REQUIREMENT => Return only the lines between the line holding "Recreate this image" and the line holding "fontsize=15.5, fontweight='bold', va='center', ha='left')", the two boundary lines included, exactly as they appear.

EXERCISE DATA =>
━━━━━━━━━━━━━━━━━━━━
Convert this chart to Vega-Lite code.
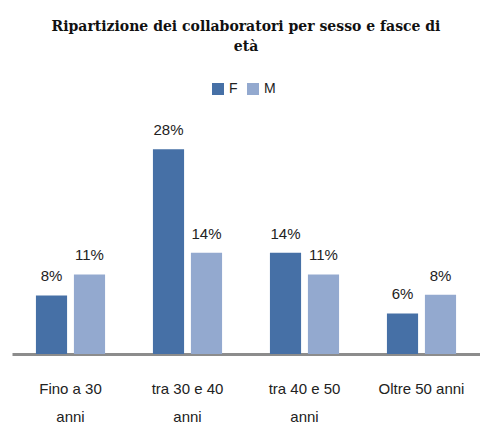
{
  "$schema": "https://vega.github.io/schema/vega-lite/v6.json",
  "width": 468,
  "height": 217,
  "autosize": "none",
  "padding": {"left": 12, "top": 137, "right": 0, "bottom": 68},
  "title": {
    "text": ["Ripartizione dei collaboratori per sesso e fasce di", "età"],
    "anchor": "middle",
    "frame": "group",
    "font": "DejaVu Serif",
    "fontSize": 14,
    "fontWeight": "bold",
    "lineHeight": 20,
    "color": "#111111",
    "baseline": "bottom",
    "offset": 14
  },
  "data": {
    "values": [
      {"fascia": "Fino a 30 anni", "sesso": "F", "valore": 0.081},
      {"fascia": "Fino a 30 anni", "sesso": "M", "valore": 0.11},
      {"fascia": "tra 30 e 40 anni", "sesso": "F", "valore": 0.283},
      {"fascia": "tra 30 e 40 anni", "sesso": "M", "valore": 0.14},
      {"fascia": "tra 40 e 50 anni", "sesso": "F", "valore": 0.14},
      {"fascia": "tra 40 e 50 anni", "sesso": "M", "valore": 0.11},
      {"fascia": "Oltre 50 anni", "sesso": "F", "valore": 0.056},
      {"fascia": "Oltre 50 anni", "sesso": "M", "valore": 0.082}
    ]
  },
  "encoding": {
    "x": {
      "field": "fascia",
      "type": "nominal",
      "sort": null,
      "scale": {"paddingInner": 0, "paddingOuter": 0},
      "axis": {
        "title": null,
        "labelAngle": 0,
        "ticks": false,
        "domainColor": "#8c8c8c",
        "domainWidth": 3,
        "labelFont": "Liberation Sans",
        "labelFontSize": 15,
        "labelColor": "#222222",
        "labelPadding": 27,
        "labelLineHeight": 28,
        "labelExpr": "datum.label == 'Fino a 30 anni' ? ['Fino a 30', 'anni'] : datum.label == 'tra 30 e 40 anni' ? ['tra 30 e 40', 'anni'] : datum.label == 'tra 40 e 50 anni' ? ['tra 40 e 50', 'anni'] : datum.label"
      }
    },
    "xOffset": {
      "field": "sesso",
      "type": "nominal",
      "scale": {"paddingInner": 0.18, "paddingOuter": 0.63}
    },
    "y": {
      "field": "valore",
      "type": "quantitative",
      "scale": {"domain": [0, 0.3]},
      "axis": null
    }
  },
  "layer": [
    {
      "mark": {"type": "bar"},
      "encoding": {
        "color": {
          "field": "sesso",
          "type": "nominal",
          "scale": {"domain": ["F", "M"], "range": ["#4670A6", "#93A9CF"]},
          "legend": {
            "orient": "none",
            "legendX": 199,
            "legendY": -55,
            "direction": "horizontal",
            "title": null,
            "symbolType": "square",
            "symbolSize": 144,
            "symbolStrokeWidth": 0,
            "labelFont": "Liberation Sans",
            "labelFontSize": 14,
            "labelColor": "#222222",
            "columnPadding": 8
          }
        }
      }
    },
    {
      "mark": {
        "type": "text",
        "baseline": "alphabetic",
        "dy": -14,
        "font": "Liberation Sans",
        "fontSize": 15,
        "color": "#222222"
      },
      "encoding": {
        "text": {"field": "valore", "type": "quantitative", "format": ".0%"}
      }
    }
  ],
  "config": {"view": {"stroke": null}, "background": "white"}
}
━━━━━━━━━━━━━━━━━━━━
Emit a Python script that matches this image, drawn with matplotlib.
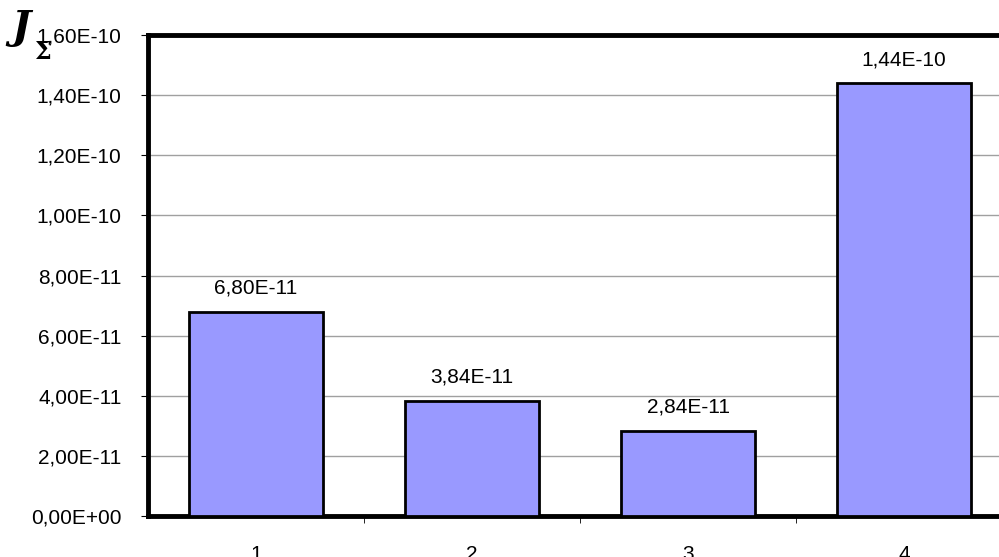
━━━━━━━━━━━━━━━━━━━━
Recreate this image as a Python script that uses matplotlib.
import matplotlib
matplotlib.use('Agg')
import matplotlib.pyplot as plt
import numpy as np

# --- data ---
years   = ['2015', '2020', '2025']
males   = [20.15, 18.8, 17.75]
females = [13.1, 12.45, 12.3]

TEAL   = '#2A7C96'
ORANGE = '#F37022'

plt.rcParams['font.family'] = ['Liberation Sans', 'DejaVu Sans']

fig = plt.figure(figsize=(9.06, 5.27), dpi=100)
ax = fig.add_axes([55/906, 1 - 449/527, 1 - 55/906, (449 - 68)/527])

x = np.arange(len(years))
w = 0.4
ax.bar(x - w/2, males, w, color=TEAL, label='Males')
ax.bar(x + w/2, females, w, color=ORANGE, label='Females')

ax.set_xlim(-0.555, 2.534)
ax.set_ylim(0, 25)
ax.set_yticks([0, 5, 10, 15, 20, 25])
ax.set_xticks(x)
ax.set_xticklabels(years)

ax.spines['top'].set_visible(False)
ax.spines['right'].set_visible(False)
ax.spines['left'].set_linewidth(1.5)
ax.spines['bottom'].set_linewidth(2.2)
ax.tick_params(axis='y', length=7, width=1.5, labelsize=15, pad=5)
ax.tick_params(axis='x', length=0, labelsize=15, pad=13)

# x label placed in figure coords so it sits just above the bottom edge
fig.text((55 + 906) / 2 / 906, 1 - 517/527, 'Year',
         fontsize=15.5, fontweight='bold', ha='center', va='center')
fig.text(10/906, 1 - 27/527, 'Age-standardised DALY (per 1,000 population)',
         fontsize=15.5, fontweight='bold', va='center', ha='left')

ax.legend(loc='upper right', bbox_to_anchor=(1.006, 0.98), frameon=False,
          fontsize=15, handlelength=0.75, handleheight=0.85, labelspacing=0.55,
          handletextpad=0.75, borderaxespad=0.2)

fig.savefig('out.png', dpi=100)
━━━━━━━━━━━━━━━━━━━━
WRITTEN SOLUTION =>
Recreate this image as a Python script that uses matplotlib.
import matplotlib
matplotlib.use('Agg')
import matplotlib.pyplot as plt
import numpy as np

# --- data ---
years   = ['2015', '2020', '2025']
males   = [20.15, 18.8, 17.75]
females = [13.1, 12.45, 12.3]

TEAL   = '#2A7C96'
ORANGE = '#F37022'

plt.rcParams['font.family'] = ['Liberation Sans', 'DejaVu Sans']

fig = plt.figure(figsize=(9.06, 5.27), dpi=100)
ax = fig.add_axes([55/906, 1 - 449/527, 1 - 55/906, (449 - 68)/527])

x = np.arange(len(years))
w = 0.4
ax.bar(x - w/2, males, w, color=TEAL, label='Males')
ax.bar(x + w/2, females, w, color=ORANGE, label='Females')

ax.set_xlim(-0.555, 2.534)
ax.set_ylim(0, 25)
ax.set_yticks([0, 5, 10, 15, 20, 25])
ax.set_xticks(x)
ax.set_xticklabels(years)

ax.spines['top'].set_visible(False)
ax.spines['right'].set_visible(False)
ax.spines['left'].set_linewidth(1.5)
ax.spines['bottom'].set_linewidth(2.2)
ax.tick_params(axis='y', length=7, width=1.5, labelsize=15, pad=5)
ax.tick_params(axis='x', length=0, labelsize=15, pad=13)

# x label placed in figure coords so it sits just above the bottom edge
fig.text((55 + 906) / 2 / 906, 1 - 517/527, 'Year',
         fontsize=15.5, fontweight='bold', ha='center', va='center')
fig.text(10/906, 1 - 27/527, 'Age-standardised DALY (per 1,000 population)',
         fontsize=15.5, fontweight='bold', va='center', ha='left')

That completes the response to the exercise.